Begin
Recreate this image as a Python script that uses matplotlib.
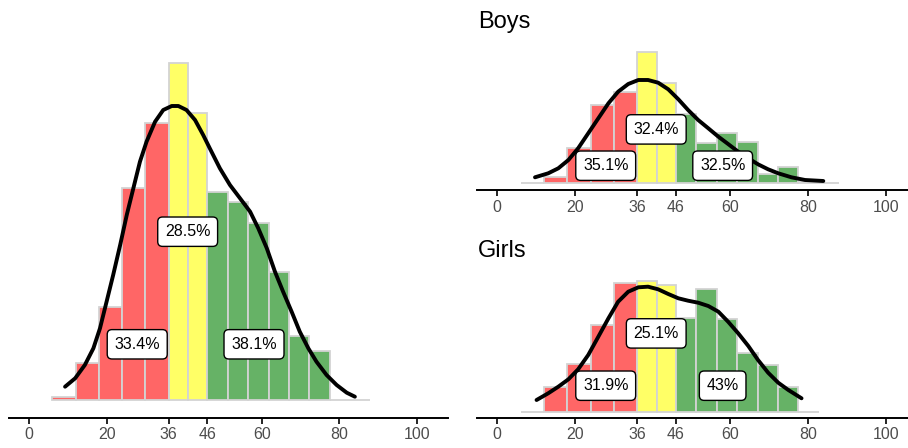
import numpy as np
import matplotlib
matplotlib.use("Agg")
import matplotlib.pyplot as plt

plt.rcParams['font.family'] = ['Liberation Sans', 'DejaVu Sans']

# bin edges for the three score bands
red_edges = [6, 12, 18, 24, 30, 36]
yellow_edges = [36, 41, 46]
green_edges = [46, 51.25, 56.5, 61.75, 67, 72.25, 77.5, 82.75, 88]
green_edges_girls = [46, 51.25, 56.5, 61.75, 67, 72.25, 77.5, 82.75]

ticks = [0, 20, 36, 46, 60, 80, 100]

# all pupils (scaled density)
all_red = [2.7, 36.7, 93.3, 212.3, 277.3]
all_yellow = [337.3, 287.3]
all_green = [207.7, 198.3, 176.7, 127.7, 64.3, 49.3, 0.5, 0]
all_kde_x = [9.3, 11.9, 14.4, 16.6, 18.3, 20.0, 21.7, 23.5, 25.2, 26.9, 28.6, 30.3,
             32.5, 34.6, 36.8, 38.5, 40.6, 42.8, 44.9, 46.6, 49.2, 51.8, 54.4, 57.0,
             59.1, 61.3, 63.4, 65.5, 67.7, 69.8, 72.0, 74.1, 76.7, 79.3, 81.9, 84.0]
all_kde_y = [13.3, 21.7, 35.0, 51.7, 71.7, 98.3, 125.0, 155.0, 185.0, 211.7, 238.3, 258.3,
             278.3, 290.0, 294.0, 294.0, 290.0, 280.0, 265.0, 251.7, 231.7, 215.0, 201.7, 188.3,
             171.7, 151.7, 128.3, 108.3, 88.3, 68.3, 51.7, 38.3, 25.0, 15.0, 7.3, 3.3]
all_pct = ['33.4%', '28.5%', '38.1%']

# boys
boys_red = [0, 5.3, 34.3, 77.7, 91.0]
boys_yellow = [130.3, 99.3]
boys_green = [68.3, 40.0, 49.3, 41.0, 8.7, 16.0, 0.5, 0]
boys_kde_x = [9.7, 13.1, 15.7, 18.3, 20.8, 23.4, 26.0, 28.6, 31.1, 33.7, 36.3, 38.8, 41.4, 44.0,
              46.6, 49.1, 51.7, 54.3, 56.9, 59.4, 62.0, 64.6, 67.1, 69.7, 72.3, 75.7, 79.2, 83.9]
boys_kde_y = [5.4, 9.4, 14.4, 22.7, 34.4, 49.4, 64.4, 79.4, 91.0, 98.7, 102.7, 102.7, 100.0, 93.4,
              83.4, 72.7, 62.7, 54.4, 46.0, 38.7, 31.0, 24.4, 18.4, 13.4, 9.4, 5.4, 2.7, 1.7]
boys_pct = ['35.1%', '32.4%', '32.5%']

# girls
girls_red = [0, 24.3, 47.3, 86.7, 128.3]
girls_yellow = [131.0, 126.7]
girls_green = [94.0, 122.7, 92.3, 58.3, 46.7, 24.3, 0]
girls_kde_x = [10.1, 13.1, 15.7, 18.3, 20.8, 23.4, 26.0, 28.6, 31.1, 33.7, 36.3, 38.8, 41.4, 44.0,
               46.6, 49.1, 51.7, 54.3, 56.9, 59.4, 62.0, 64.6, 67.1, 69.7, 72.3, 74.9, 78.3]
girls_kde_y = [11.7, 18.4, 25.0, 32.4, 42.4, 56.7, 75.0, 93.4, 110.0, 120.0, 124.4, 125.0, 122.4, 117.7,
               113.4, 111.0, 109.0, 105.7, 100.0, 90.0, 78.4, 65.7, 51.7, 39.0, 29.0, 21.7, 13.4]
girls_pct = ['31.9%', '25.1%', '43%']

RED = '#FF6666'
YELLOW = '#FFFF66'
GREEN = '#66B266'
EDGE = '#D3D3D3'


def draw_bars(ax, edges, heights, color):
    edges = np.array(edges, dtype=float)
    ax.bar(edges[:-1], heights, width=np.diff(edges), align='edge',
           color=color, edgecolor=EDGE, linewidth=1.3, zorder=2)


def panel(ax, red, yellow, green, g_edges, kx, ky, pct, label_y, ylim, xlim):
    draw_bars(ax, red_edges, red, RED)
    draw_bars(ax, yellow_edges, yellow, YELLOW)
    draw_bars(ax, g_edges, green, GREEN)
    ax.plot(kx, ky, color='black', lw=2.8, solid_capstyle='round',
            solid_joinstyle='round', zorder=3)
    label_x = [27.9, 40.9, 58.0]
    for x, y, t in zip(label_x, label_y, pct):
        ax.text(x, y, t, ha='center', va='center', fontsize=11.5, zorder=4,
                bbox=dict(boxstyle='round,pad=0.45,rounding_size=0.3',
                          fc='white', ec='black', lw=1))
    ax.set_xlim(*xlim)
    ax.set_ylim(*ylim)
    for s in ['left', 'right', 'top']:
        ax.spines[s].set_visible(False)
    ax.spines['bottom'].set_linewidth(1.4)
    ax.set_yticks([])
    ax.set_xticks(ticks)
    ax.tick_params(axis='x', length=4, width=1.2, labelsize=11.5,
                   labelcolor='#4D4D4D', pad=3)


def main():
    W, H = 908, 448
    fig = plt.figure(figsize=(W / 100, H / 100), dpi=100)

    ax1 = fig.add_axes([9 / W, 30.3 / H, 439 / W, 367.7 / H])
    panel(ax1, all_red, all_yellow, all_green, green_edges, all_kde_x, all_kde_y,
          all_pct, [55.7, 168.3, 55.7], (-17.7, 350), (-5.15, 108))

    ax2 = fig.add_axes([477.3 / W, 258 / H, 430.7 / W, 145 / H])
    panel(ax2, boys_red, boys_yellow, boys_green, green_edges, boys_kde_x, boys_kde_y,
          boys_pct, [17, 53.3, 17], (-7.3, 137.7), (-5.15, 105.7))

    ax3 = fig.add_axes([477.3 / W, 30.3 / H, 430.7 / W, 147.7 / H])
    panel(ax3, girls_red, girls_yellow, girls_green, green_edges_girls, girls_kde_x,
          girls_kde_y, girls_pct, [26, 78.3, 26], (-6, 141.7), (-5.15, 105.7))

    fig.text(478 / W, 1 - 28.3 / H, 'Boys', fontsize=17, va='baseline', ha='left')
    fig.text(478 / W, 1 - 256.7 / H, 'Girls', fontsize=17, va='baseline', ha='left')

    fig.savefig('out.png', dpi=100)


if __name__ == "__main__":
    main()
End
WRITTEN INSTRUCTION ::
Every line of the data should be copied as it stands, without the images.

SOLUTION TO THIS TASK ::
Recreate this image as a Python script that uses matplotlib.
import numpy as np
import matplotlib
matplotlib.use("Agg")
import matplotlib.pyplot as plt

plt.rcParams['font.family'] = ['Liberation Sans', 'DejaVu Sans']

# bin edges for the three score bands
red_edges = [6, 12, 18, 24, 30, 36]
yellow_edges = [36, 41, 46]
green_edges = [46, 51.25, 56.5, 61.75, 67, 72.25, 77.5, 82.75, 88]
green_edges_girls = [46, 51.25, 56.5, 61.75, 67, 72.25, 77.5, 82.75]

ticks = [0, 20, 36, 46, 60, 80, 100]

# all pupils (scaled density)
all_red = [2.7, 36.7, 93.3, 212.3, 277.3]
all_yellow = [337.3, 287.3]
all_green = [207.7, 198.3, 176.7, 127.7, 64.3, 49.3, 0.5, 0]
all_kde_x = [9.3, 11.9, 14.4, 16.6, 18.3, 20.0, 21.7, 23.5, 25.2, 26.9, 28.6, 30.3,
             32.5, 34.6, 36.8, 38.5, 40.6, 42.8, 44.9, 46.6, 49.2, 51.8, 54.4, 57.0,
             59.1, 61.3, 63.4, 65.5, 67.7, 69.8, 72.0, 74.1, 76.7, 79.3, 81.9, 84.0]
all_kde_y = [13.3, 21.7, 35.0, 51.7, 71.7, 98.3, 125.0, 155.0, 185.0, 211.7, 238.3, 258.3,
             278.3, 290.0, 294.0, 294.0, 290.0, 280.0, 265.0, 251.7, 231.7, 215.0, 201.7, 188.3,
             171.7, 151.7, 128.3, 108.3, 88.3, 68.3, 51.7, 38.3, 25.0, 15.0, 7.3, 3.3]
all_pct = ['33.4%', '28.5%', '38.1%']

# boys
boys_red = [0, 5.3, 34.3, 77.7, 91.0]
boys_yellow = [130.3, 99.3]
boys_green = [68.3, 40.0, 49.3, 41.0, 8.7, 16.0, 0.5, 0]
boys_kde_x = [9.7, 13.1, 15.7, 18.3, 20.8, 23.4, 26.0, 28.6, 31.1, 33.7, 36.3, 38.8, 41.4, 44.0,
              46.6, 49.1, 51.7, 54.3, 56.9, 59.4, 62.0, 64.6, 67.1, 69.7, 72.3, 75.7, 79.2, 83.9]
boys_kde_y = [5.4, 9.4, 14.4, 22.7, 34.4, 49.4, 64.4, 79.4, 91.0, 98.7, 102.7, 102.7, 100.0, 93.4,
              83.4, 72.7, 62.7, 54.4, 46.0, 38.7, 31.0, 24.4, 18.4, 13.4, 9.4, 5.4, 2.7, 1.7]
boys_pct = ['35.1%', '32.4%', '32.5%']

# girls
girls_red = [0, 24.3, 47.3, 86.7, 128.3]
girls_yellow = [131.0, 126.7]
girls_green = [94.0, 122.7, 92.3, 58.3, 46.7, 24.3, 0]
girls_kde_x = [10.1, 13.1, 15.7, 18.3, 20.8, 23.4, 26.0, 28.6, 31.1, 33.7, 36.3, 38.8, 41.4, 44.0,
               46.6, 49.1, 51.7, 54.3, 56.9, 59.4, 62.0, 64.6, 67.1, 69.7, 72.3, 74.9, 78.3]
girls_kde_y = [11.7, 18.4, 25.0, 32.4, 42.4, 56.7, 75.0, 93.4, 110.0, 120.0, 124.4, 125.0, 122.4, 117.7,
               113.4, 111.0, 109.0, 105.7, 100.0, 90.0, 78.4, 65.7, 51.7, 39.0, 29.0, 21.7, 13.4]
girls_pct = ['31.9%', '25.1%', '43%']

RED = '#FF6666'
YELLOW = '#FFFF66'
GREEN = '#66B266'
EDGE = '#D3D3D3'


def draw_bars(ax, edges, heights, color):
    edges = np.array(edges, dtype=float)
    ax.bar(edges[:-1], heights, width=np.diff(edges), align='edge',
           color=color, edgecolor=EDGE, linewidth=1.3, zorder=2)


def panel(ax, red, yellow, green, g_edges, kx, ky, pct, label_y, ylim, xlim):
    draw_bars(ax, red_edges, red, RED)
    draw_bars(ax, yellow_edges, yellow, YELLOW)
    draw_bars(ax, g_edges, green, GREEN)
    ax.plot(kx, ky, color='black', lw=2.8, solid_capstyle='round',
            solid_joinstyle='round', zorder=3)
    label_x = [27.9, 40.9, 58.0]
    for x, y, t in zip(label_x, label_y, pct):
        ax.text(x, y, t, ha='center', va='center', fontsize=11.5, zorder=4,
                bbox=dict(boxstyle='round,pad=0.45,rounding_size=0.3',
                          fc='white', ec='black', lw=1))
    ax.set_xlim(*xlim)
    ax.set_ylim(*ylim)
    for s in ['left', 'right', 'top']:
        ax.spines[s].set_visible(False)
    ax.spines['bottom'].set_linewidth(1.4)
    ax.set_yticks([])
    ax.set_xticks(ticks)
    ax.tick_params(axis='x', length=4, width=1.2, labelsize=11.5,
                   labelcolor='#4D4D4D', pad=3)


def main():
    W, H = 908, 448
    fig = plt.figure(figsize=(W / 100, H / 100), dpi=100)

    ax1 = fig.add_axes([9 / W, 30.3 / H, 439 / W, 367.7 / H])
    panel(ax1, all_red, all_yellow, all_green, green_edges, all_kde_x, all_kde_y,
          all_pct, [55.7, 168.3, 55.7], (-17.7, 350), (-5.15, 108))

    ax2 = fig.add_axes([477.3 / W, 258 / H, 430.7 / W, 145 / H])
    panel(ax2, boys_red, boys_yellow, boys_green, green_edges, boys_kde_x, boys_kde_y,
          boys_pct, [17, 53.3, 17], (-7.3, 137.7), (-5.15, 105.7))

    ax3 = fig.add_axes([477.3 / W, 30.3 / H, 430.7 / W, 147.7 / H])
    panel(ax3, girls_red, girls_yellow, girls_green, green_edges_girls, girls_kde_x,
          girls_kde_y, girls_pct, [26, 78.3, 26], (-6, 141.7), (-5.15, 105.7))

    fig.text(478 / W, 1 - 28.3 / H, 'Boys', fontsize=17, va='baseline', ha='left')
    fig.text(478 / W, 1 - 256.7 / H, 'Girls', fontsize=17, va='baseline', ha='left')

    fig.savefig('out.png', dpi=100)


if __name__ == "__main__":
    main()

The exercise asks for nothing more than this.